Les parties ont été régulièrement averties du jour de l'audience.
Ont été entendus au cours de l'audience publique :
- le rapport de M. Magnard,
- et les conclusions de M. Cheylan, rapporteur public.
Considérant ce qui suit :
1. La société UniCredit Bank AG a été assujettie au titre des exercices 2013 à 2015 à la contribution exceptionnelle sur l'impôt sur les sociétés en application de l'article 235 ter ZAA du code général des impôts. Par la présente requête, elle relève appel du jugement du
13 novembre 2018 par lequel le Tribunal administratif de Paris a rejeté sa demande en restitution de cette contribution.
2. Aux termes du I de l'article 235 ter ZAA du code général des impôts : " Les redevables de l'impôt sur les sociétés réalisant un chiffre d'affaires supérieur à
250 millions d'euros sont assujettis à une contribution exceptionnelle égale à une fraction de cet impôt calculé sur leurs résultats imposables, aux taux mentionnés à l'article 219 (...)./(...) / Le chiffre d'affaires mentionné au premier alinéa du présent I s'entend du chiffre d'affaires réalisé par le redevable au cours de l'exercice ou de la période d'imposition, ramené à douze mois le cas échéant, et pour la société mère d'un groupe (...), de la somme des chiffres d'affaires de chacune des sociétés membres de ce groupe ". Aux termes du premier alinéa du I de l'article 209 du même code : " (...) les bénéfices passibles de l'impôt sur les sociétés sont déterminés (...) en tenant compte uniquement des bénéfices réalisés dans les entreprises exploitées en France, de ceux mentionnés aux a, e, e bis et e ter du I de l'article 164 B ainsi que de ceux dont l'imposition est attribuée à la France par une convention internationale relative aux doubles impositions ".

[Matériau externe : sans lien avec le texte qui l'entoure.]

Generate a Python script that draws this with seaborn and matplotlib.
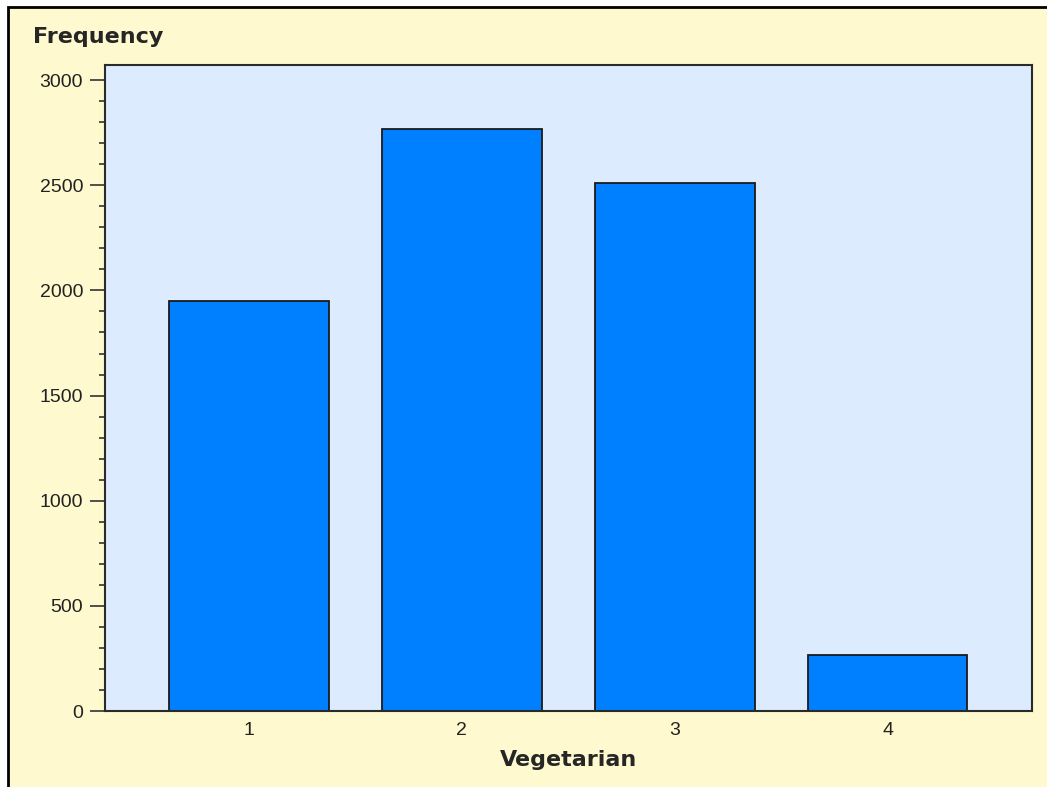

3. En premier lieu, en application de l'article 235 ter ZAA précité, l'assujettissement à la contribution exceptionnelle sur l'impôt sur les sociétés repose sur la qualité de redevable de l'impôt sur les sociétés et sur la réalisation d'un chiffre d'affaires annuel d'au moins
250 millions d'euros. Si la territorialité de l'impôt sur les sociétés résultant de l'article 209 du code général des impôts limite les bénéfices passibles de l'impôt sur les sociétés à ceux réalisés en France, sous réserve des stipulations des conventions internationales relatives aux doubles impositions, elle n'a ni pour objet ni pour effet de limiter le chiffre d'affaires pris en compte pour apprécier le seuil d'assujettissement à la contribution exceptionnelle à celui réalisé en France. Par suite, il n'y a pas lieu, pour l'application desdites dispositions du code de général des impôts, de retenir, pour apprécier le seuil de déclenchement de l'imposition, le seul chiffre d'affaires qui se rattache aux bénéfices soumis en France à l'impôt sur les sociétés conformément à l'article 209 de ce code et aux stipulations de la convention fiscale franco-allemande susvisée applicable au cas d'espèce.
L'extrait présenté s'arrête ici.